Num dia (29 de Setembro) em que quase nos esquecemos que já era Outono — no pico da tarde os termómetros chegaram quase aos 30 graus —, Ana Lua Caiano beneficiou das condições atmosféricas para se apresentar ao público do Entroncamento num solarengo final de tarde, quando o relógio marcou as 18h30, com o sol a pôr-se diante si à medida que os minutos passavam. O seu rosto começou por brilhar com o reflexo alaranjado da luz natural do astro-rei e terminou em tons de vermelho já com a iluminação artificial em funcionamento, mas a sua música foi orgânica e honesta como sempre. A cantautora e produtora continua a esquivar-se da possível tentação de convocar outros músicos para a acompanharem em palco e entrega ao público a sua arte tal e qual como ela foi criada, sem o input de mais ninguém, “sozinha”. E aqui as aspas servem para não ir contra a ideia de que, apesar de tudo, Caiano actua com “banda” em palco, como brincou a própria a meio da sua actuação. Essa banda são os vários instrumentos a que recorre — das percussões aos sintetizadores — e que se encontram todos ligados a uma Loopstation que lhe permite ir montando os temas ao vivo em modo “she, herself and her”.
Talvez por ser domingo, o Festival Vapor estava repleto de famílias, dos netos aos avós, que no Palco Telheiro se reuniram para uma comunhão em torno da música — tão moderna quanto ancestral — que Ana Lua Caiano tem feito, ajudando até a carregar um pouco mais o nome de Portugal além fronteiras no circuito das artes. Apesar de ter um lugar reservado na gala dos Globos de Ouro nessa noite — estava nomeada para todas as três categorias ligadas à música e arrecadou mesmo o galardão de Melhor Canção —, a artista não mostrou quaisquer sinais de querer apressar o espectáculo para seguir viagem para Lisboa e viu-se que estava completamente rendida ao carinho que o público do Entroncamento tinha reservado para si. Retribuiu-nos com muitos sorrisos, interacções e uma performance que passou em revista as canções dos seus dois EPs e do álbum com que se estreou este ano, Vou Ficar Neste Quadrado. Em pé e diante de um microfone secundário afastado da sua bancada de trabalho, muniu-se apenas de uma pandeireta para nos entregar uma versão bem crua de “Ando Em Círculos”, que terá sido um dos momentos em que sentimos a pele a arrepiar. “Mão na Mão”, “Adormeço Sem Dizer Para Onde Vou”, “Cansada” e “Deixem O Morto Morrer” foram outros dos temas a que tivemos direito a escutar antes de a vermos abandonar o recinto custosamente, pois ainda tinha uma grande viagem pela frente e estava com dificuldade em ausentar-se dali para que pudesse receber a grande ovação de que foi alvo durante mais tempo. Ainda assim, voltou atrás para o tão desejado encore, antes de se voltar a retirar lentamente por entre uma chuva de aplausos.

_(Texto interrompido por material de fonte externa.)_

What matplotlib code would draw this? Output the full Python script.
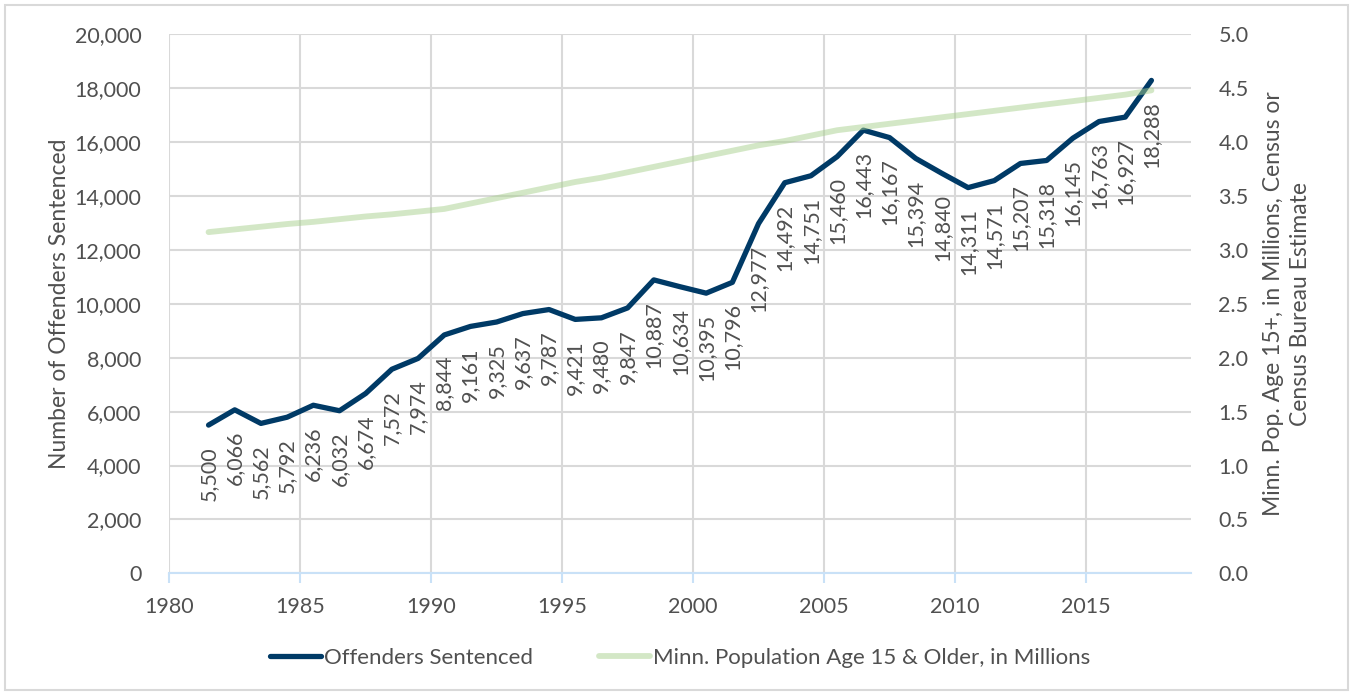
#!/usr/bin/env python3
"""Offenders sentenced vs. Minnesota population age 15+, 1981-2017."""

import matplotlib
matplotlib.use("Agg")
import matplotlib.pyplot as plt
from matplotlib.patches import Rectangle
from matplotlib.ticker import FuncFormatter, MultipleLocator

plt.rcParams["font.family"] = ["Lato", "DejaVu Sans"]

# ── data ──────────────────────────────────────────────────────
years = list(range(1981, 2018))
offenders = [
    5500, 6066, 5562, 5792, 6236, 6032, 6674, 7572, 7974, 8844,
    9161, 9325, 9637, 9787, 9421, 9480, 9847, 10887, 10634, 10395,
    10796, 12977, 14492, 14751, 15460, 16443, 16167, 15394, 14840, 14311,
    14571, 15207, 15318, 16145, 16763, 16927, 18288,
]
population = [
    3.165, 3.19, 3.215, 3.24, 3.26, 3.285, 3.31, 3.33, 3.355, 3.38,
    3.43, 3.48, 3.53, 3.58, 3.63, 3.67, 3.72, 3.77, 3.82, 3.87,
    3.92, 3.97, 4.01, 4.06, 4.11, 4.14, 4.17, 4.20, 4.23, 4.26,
    4.29, 4.32, 4.35, 4.38, 4.41, 4.44, 4.48,
]

NAVY = "#003A66"
GREEN = "#A9D18E"
GRID = "#D9D9D9"
TEXT = "#505050"
FS = 15.5
FS_LABEL = 16.5

# points sit mid-year on a date-like axis
xs = [y + 0.5 for y in years]

fig = plt.figure(figsize=(13.52, 6.94), dpi=100)
ax = fig.add_axes([0.1252, 0.1739, 0.7555, 0.7767])
ax2 = ax.twinx()

ax.plot(xs, offenders, color=NAVY, lw=3.8, solid_capstyle="round",
        solid_joinstyle="round", label="Offenders Sentenced", zorder=3)
ax2.plot(xs, population, color=GREEN, alpha=0.5, lw=4.2,
         solid_capstyle="round",
         label="Minn. Population Age 15 & Older, in Millions", zorder=3)

for x, v in zip(xs, offenders):
    ax.annotate(f"{v:,}", (x, v), xytext=(0, -15), textcoords="offset points",
                rotation=90, ha="center", va="top", fontsize=FS, color=TEXT)

# axes setup
ax.set_xlim(1980, 2019)
ax.set_ylim(0, 20000)
ax2.set_ylim(0, 5)
ax.xaxis.set_major_locator(MultipleLocator(5))
ax.yaxis.set_major_locator(MultipleLocator(2000))
ax2.yaxis.set_major_locator(MultipleLocator(0.5))
ax.yaxis.set_major_formatter(FuncFormatter(lambda v, _: f"{v:,.0f}"))
ax2.yaxis.set_major_formatter(FuncFormatter(lambda v, _: f"{v:.1f}"))

ax.grid(True, color=GRID, lw=1.5)
ax.set_axisbelow(True)
for a in (ax, ax2):
    for s in a.spines.values():
        s.set_visible(False)
ax.spines["bottom"].set_visible(True)
ax.spines["bottom"].set_color("#C9E1F7")
ax.spines["bottom"].set_linewidth(1.5)

ax.tick_params(axis="x", colors="#C9E1F7", length=7, width=1.5, pad=10,
               labelsize=FS, labelcolor=TEXT)
ax.tick_params(axis="y", length=0, pad=20, labelsize=FS, labelcolor=TEXT)
ax2.tick_params(axis="y", length=0, pad=20, labelsize=FS, labelcolor=TEXT)

ax.set_ylabel("Number of Offenders Sentenced", fontsize=FS_LABEL, color=TEXT,
              labelpad=3)
ax2.set_ylabel("Minn. Pop. Age 15+, in Millions, Census or\nCensus Bureau Estimate",
               fontsize=FS_LABEL, color=TEXT, labelpad=10, linespacing=1.35)

h1, l1 = ax.get_legend_handles_labels()
h2, l2 = ax2.get_legend_handles_labels()
fig.legend(h1 + h2, l1 + l2, loc="center", bbox_to_anchor=(0.503, 1 - 658 / 694),
           ncol=2, frameon=False, fontsize=16, handlelength=2.3,
           handletextpad=0.1, columnspacing=3.0, labelcolor=TEXT)

fig.patches.append(Rectangle((0.004, 0.006), 0.993, 0.987, transform=fig.transFigure,
                             fill=False, edgecolor=GRID, lw=1.5))

fig.savefig("out.png", dpi=100)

A despedida custa sempre mais quando os dias se fizeram de uma beleza rara. Não queremos, de todo, sair destes quadrados. Do que serve de área para o Festival Vapor, e daquele que Ana Lua Caiano tem vindo a traçar em torno da sua arte, promovendo uma das propostas mais refrescantes que a música portuguesa conheceu nos últimos anos.